Radioactive Lutetium (176 & 177)

Uranium and Thorium along with Potassium are the most common, naturally occurring radioactive isotopes but there are also many other, lesser-known ones. One of them is Lutetium, which will be today’s main topic.

Lutetium is the last element in the Lanthanide series and it has been discovered in 1907 by French scientist Georges Urbain. Today Lutetium has very little commercial use due to its difficult production and high price but one of the uses is in the production of scintillation crystals which are used in positron emission tomography.

LYSO crystal

In nature, there are two isotopes of lutetium, 175Lu and 176Lu. Lutetium 176 is radioactive and it decays by a Beta emission into Hafnium 176 with a half-life of 37.8 billion (3.78×1010) years. Since Lutetium has a very long half-life, it is used in Lutetium-Hafnium dating of meteorites.
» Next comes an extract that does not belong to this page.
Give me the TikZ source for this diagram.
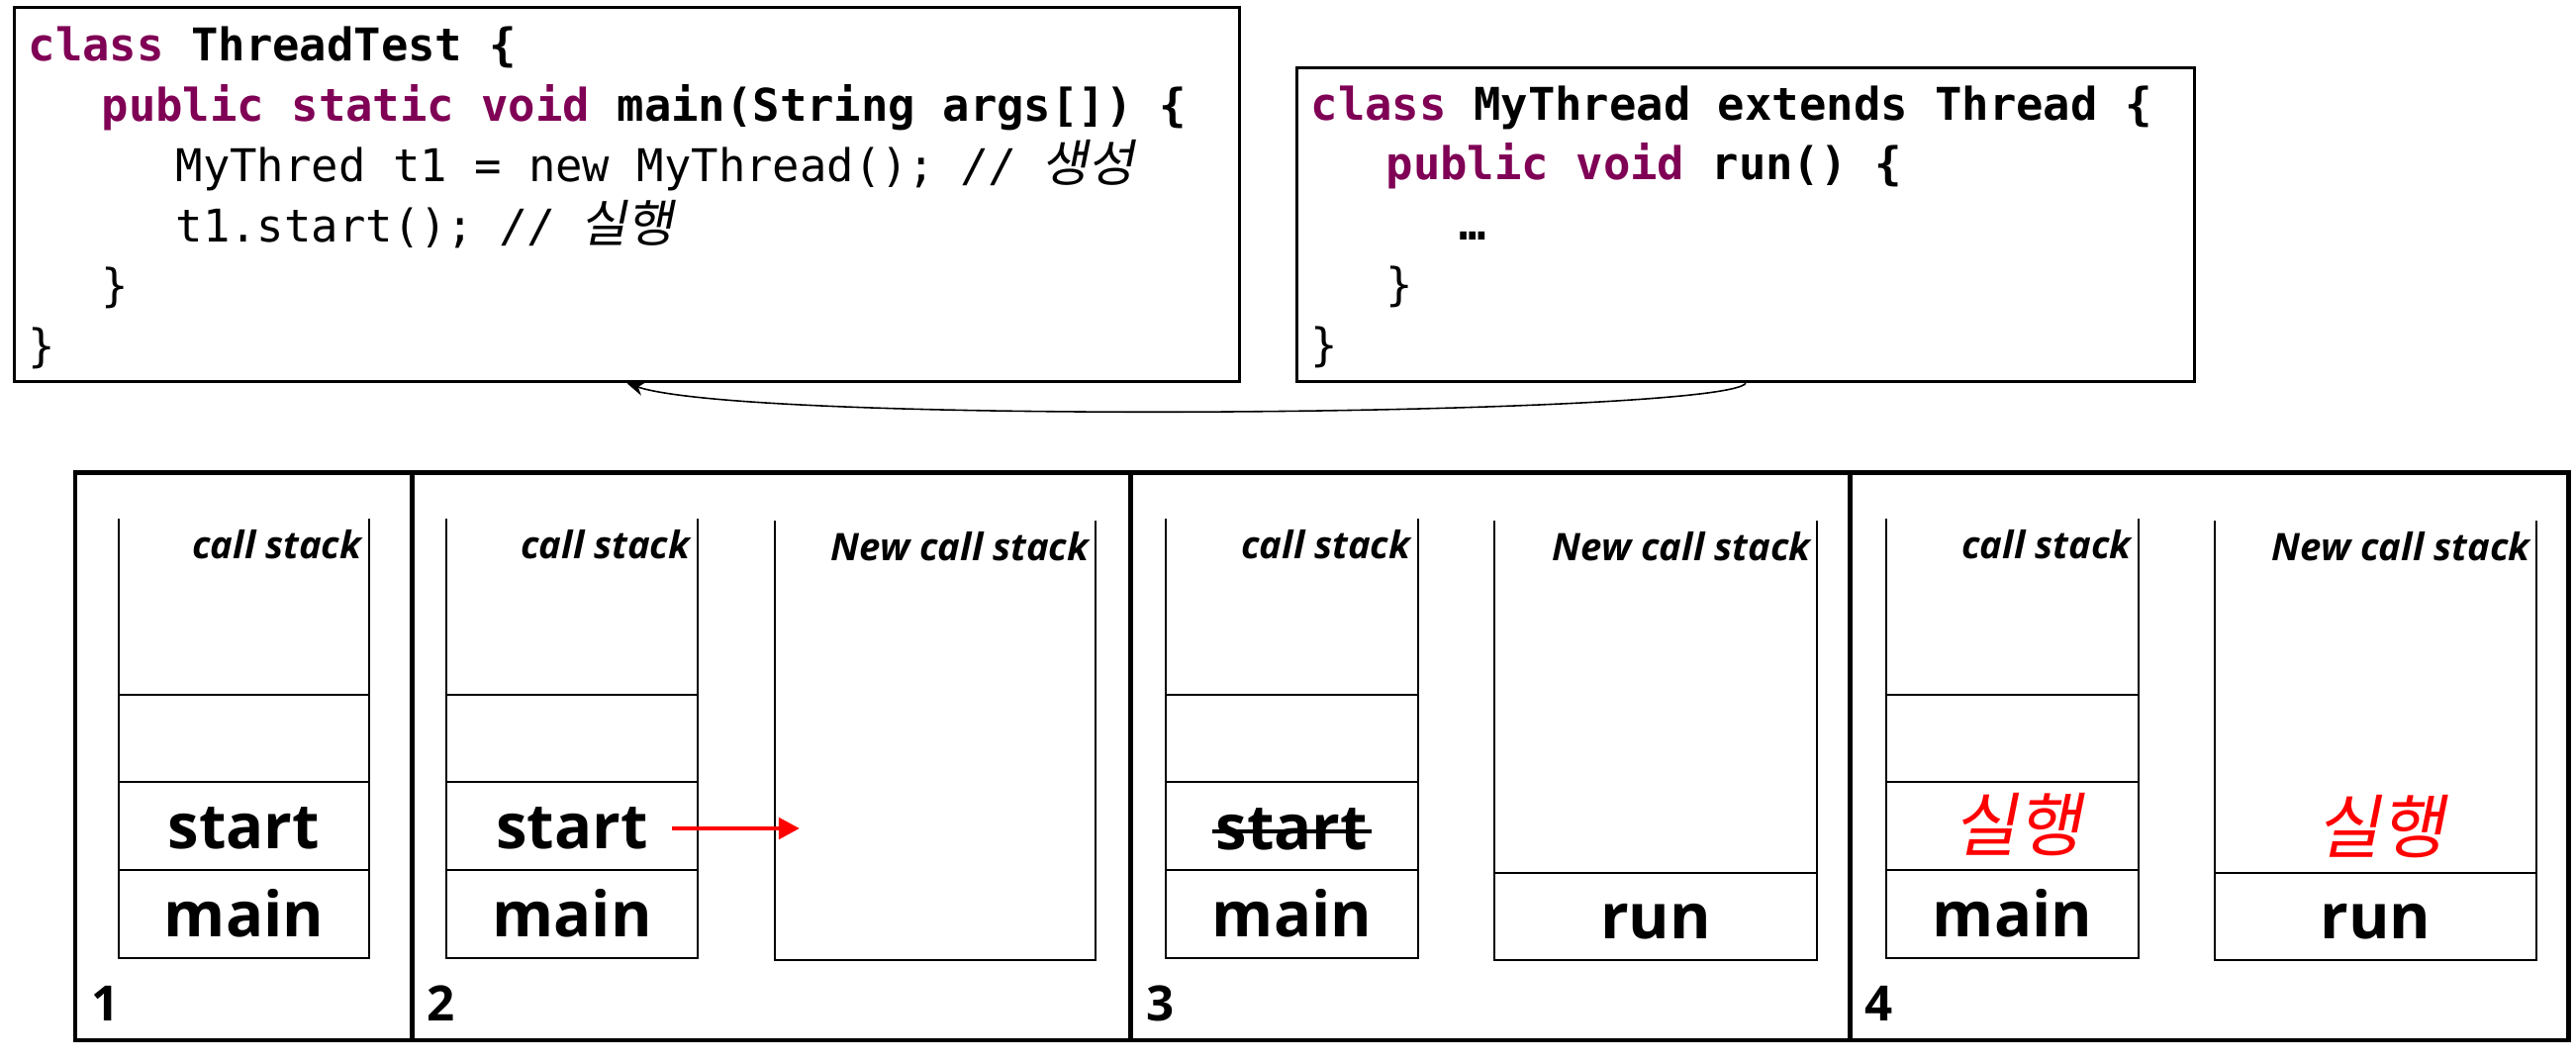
\documentclass[tikz,border=0pt]{standalone}
\usepackage{fontspec}
\setmonofont{DejaVu Sans Mono}
\newfontfamily\labfont{Open Sans}
\newfontfamily\krfont{Noto Sans CJK KR}[FakeSlant=0.2]
\usetikzlibrary{calc,arrows.meta}
\definecolor{kw}{HTML}{7F0055}
\definecolor{bred}{HTML}{FF0000}
\newcommand\krcmt[1]{{\itshape //\hspace{0.55em}\krfont\fontsize{14.5}{15}\selectfont #1}}
\begin{document}
\begin{tikzpicture}[x=0.01cm,y=-0.01cm,
  code/.style={anchor=base west, inner sep=0, font=\ttfamily\fontsize{12.95}{15}\selectfont},
  codebox/.style={draw, line width=0.85pt, inner sep=0},
  frame/.style={line width=1.42pt},
  stk/.style={line width=0.75pt},
  cslab/.style={anchor=base east, inner sep=0, font=\labfont\bfseries\itshape\fontsize{10.9}{12}\selectfont},
  cell/.style={anchor=base, inner sep=0, font=\labfont\bfseries\fontsize{18}{20}\selectfont},
  num/.style={anchor=base west, inner sep=0, font=\labfont\bfseries\fontsize{14}{16}\selectfont},
  krlab/.style={anchor=base, inner sep=0, text=bred, font=\krfont\fontsize{20}{22}\selectfont},
]
\useasboundingbox (0,0) rectangle (2603,1074);

% code boxes
\node[codebox, minimum width=12.37cm, minimum height=3.784cm] (lbox) at (633.5,196.5) {};
\node[codebox, minimum width=9.06cm, minimum height=3.174cm] (rbox) at (1764,227) {};

\node[code] (l1) at (28,61.7) {\textbf{\textcolor{kw}{class} ThreadTest \{}};
\node[code] (l2) at (102,122.5) {\textbf{\textcolor{kw}{public static void} main(String args[]) \{}};
\node[code] (l3) at (177,183.3) {MyThred t1 = new MyThread(); \krcmt{생성}};
\node[code] (l4) at (177,244.1) {t1.start(); \krcmt{실행}};
\node[code] (l5) at (102,304.9) {\}};
\node[code] (l6) at (28,365.7) {\}};

\node[code] (r1) at (1324,121.7) {\textbf{\textcolor{kw}{class} MyThread extends Thread \{}};
\node[code] (r2) at (1400,181.7) {\textbf{\textcolor{kw}{public void} run() \{}};
\node[code] (r3) at (1474,243) {\textbf{…}};
\node[code] (r4) at (1400,304) {\}};
\node[code] (r5) at (1324,365) {\}};

\draw[line width=0.45pt, -{Stealth[length=5pt,width=4pt]}] (rbox.south) .. controls (1740,420) and (760,430) .. (lbox.south);

% frame
\draw[frame] (76,478) rectangle (2595,1051);
\draw[frame] (416,478) -- (416,1051);
\draw[frame] (1142,478) -- (1142,1051);
\draw[frame] (1869,478) -- (1869,1051);

% stacks
\foreach \L/\R in {120/373, 451/705, 1178/1433, 1906/2161} {
  \draw[stk] (\L,524) -- (\L,968) -- (\R,968) -- (\R,524);
  \draw[stk] (\L,702) -- (\R,702) (\L,790) -- (\R,790) (\L,879) -- (\R,879);
}
\draw[stk] (783,526) -- (783,970) -- (1107,970) -- (1107,526);
\foreach \L/\R in {1510/1836, 2238/2563} {
  \draw[stk] (\L,526) -- (\L,970) -- (\R,970) -- (\R,526);
  \draw[stk] (\L,882) -- (\R,882);
}

% panel 1
\node[cslab] (cs1) at (366,565) {call stack};
\node[cell] (start1) at (246.5,858) {start};
\node[cell] (main1) at (246.5,947) {main};
\node[num] (n1) at (92,1032) {1};

% panel 2
\node[cslab] (cs2) at (698,565) {call stack};
\node[cslab] (ncs2) at (1101,567) {New call stack};
\node[cell] (start2) at (578,858) {start};
\node[cell] (main2) at (578,947) {main};
\node[num] (n2) at (431,1032) {2};
\coordinate (a1) at (679,837);
\coordinate (a2) at (808,837);
\draw[line width=1.35pt, bred, -{Triangle[length=6pt,width=6pt]}] (a1) -- (a2);

% panel 3
\node[cslab] (cs3) at (1426,565) {call stack};
\node[cslab] (ncs3) at (1830,567) {New call stack};
\node[cell] (start3) at (1305.5,859) {start};
\draw[line width=1pt] ($(start3.base west)+(-3,-19)$) -- ($(start3.base east)+(3,-19)$);
\node[cell] (main3) at (1305.5,947) {main};
\node[cell] (run3) at (1673,949) {run};
\node[num] (n3) at (1158,1032) {3};

% panel 4
\node[cslab] (cs4) at (2154,565) {call stack};
\node[cslab] (ncs4) at (2557,567) {New call stack};
\node[krlab] (k4a) at (2038,860) {실행};
\node[cell] (main4) at (2033.5,947) {main};
\node[krlab] (k4b) at (2405,862) {실행};
\node[cell] (run4) at (2400.5,949) {run};
\node[num] (n4) at (1884,1032) {4};
\end{tikzpicture}
\end{document}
Lutetium has small, but detectible activity. My sample, which an LYSO crystal, measures 16 CPS above background on my RAYSID which has a [5cm3 (CsI(Tl) crystal]. Such activity is more than enough for gamma spectroscopy but it is not for measuring with a Geiger counter.
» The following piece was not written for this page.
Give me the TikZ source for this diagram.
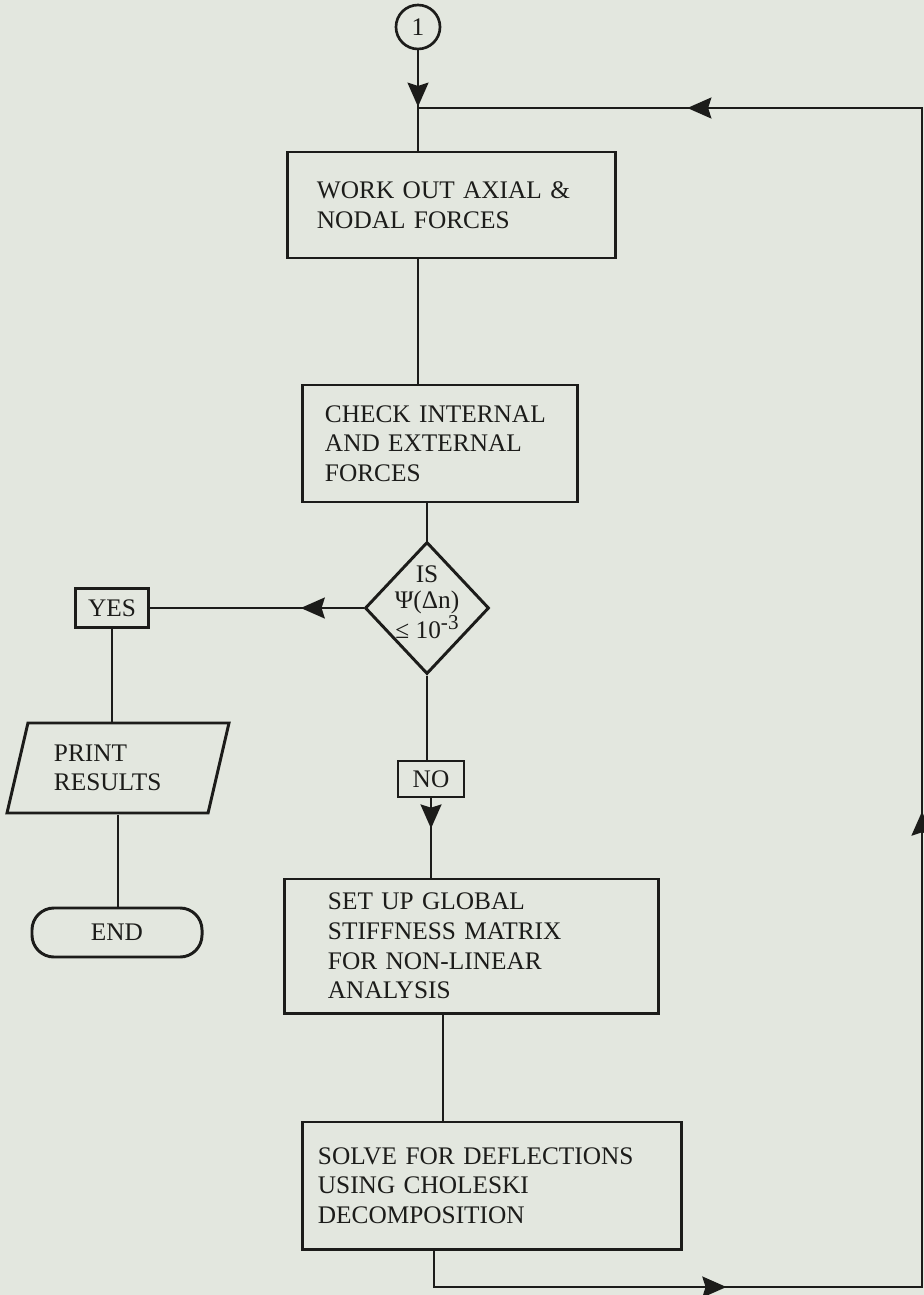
\documentclass[tikz,border=0pt]{standalone}
\usepackage{fontspec}
\setmainfont{Liberation Serif}
\usetikzlibrary{arrows.meta,shapes.geometric,decorations.markings}
\definecolor{paper}{RGB}{227,231,223}
\definecolor{ink}{RGB}{28,28,26}

\begin{document}
\begin{tikzpicture}[x=0.025cm,y=-0.025cm,>={Stealth[length=6mm,width=5.2mm,inset=0.8mm]},
 every node/.style={font=\fontsize{18pt}{21pt}\selectfont,text=ink},
 proc/.style={draw=ink,line width=2.1pt,align=left,inner ysep=0pt},
 decision/.style={draw=ink,line width=2.1pt,diamond,inner sep=0pt,minimum width=3.1cm,minimum height=3.3cm},
 io/.style={draw=ink,line width=2.1pt,trapezium,trapezium left angle=74,trapezium right angle=106,
  trapezium stretches=true,align=left,text width=3.2cm,minimum width=5.55cm,minimum height=2.25cm},
 term/.style={draw=ink,line width=2.1pt,rounded corners=5.5mm,minimum width=4.25cm,minimum height=1.225cm},
 tag/.style={draw=ink,line width=2.1pt,inner sep=0pt},
 wire/.style={draw=ink,line width=2.1pt},
 arr/.style={postaction={decorate,decoration={markings,mark=at position #1 with {\arrow{>}}}}}]
\useasboundingbox (0,0) rectangle (924,1295);
\fill[paper] (0,0) rectangle (924,1295);
\node[draw=ink,line width=1.9pt,circle,minimum size=1.1cm,inner sep=0pt] (start) at (418,27) {1};
\node[proc,text width=6.725cm,inner xsep=7.25mm,minimum height=2.65cm] (forces) at (451.5,205) {WORK OUT AXIAL \&\\NODAL FORCES};
\node[proc,text width=5.75cm,inner xsep=5.5mm,minimum height=2.925cm] (check) at (440,443.5) {CHECK INTERNAL\\AND EXTERNAL\\FORCES};
\node[decision,label={[align=center,yshift=1.5mm,font=\fontsize{18pt}{19pt}\selectfont]center:IS\\Ψ(Δn)\\≤ 10\raisebox{6.4pt}{\fontsize{15pt}{15pt}\selectfont -3}}] (test) at (427,608) {};
\node[tag,minimum width=1.825cm,minimum height=9.75mm] (yes) at (112,608) {YES};
\node[io] (print) at (118,768) {PRINT\\RESULTS};
\node[term] (stop) at (117,932.5) {END};
\node[tag,minimum width=1.65cm,minimum height=9mm] (no) at (431,779) {NO};
\node[proc,text width=7.175cm,inner xsep=10.75mm,minimum height=3.35cm] (stiff) at (471.5,946) {SET UP GLOBAL\\STIFFNESS MATRIX\\FOR NON-LINEAR\\ANALYSIS};
\node[proc,text width=8.7cm,inner xsep=3.75mm,minimum height=3.175cm] (solve) at (492,1185.5) {SOLVE FOR DEFLECTIONS\\USING CHOLESKI\\DECOMPOSITION};
\coordinate (colA) at (443,0);
\coordinate (colB) at (434,0);
\coordinate (rb) at (922,1287);
\coordinate (rt) at (922,108);
\draw[wire,arr=0.563] (start) -- (start |- forces.north);
\draw[wire] (forces.south -| start) -- (check.north -| start);
\draw[wire] (check.south -| test) -- (test.north);
\draw[wire,arr=0.294] (test.west) -- (yes.east);
\draw[wire] (yes.south) -- (yes.south |- print.north);
\draw[wire] (print.south) -- (print.south |- stop.north);
\draw[wire] (test.south) -- (test.south |- no.north);
\draw[wire,arr=0.38] (no.south) -- (no.south |- stiff.north);
\draw[wire] (stiff.south -| colA) -- (solve.north -| colA);
\draw[wire,arr=0.149,arr=0.453,arr=0.878] (solve.south -| colB) -- (colB |- rb) -- (rb) -- (rt) -- (rt -| start);
\end{tikzpicture}
\end{document}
Lutetium has a very interesting gamma spectrum, it emits two gamma rays (202 keV and 307 keV) but since they are emitted at the exact same time, they sum up and form a peak at 509 keV.

176Lu gamma spectrum

Another use of lutecium is in the treatment of prostate cancer where a synthetic isotope of lutetium, 177Lu, is injected into patient’s body where it irradiates and kills cancer cells. Lutetium 177 emits two gamma rays at 113 keV and 208 keV.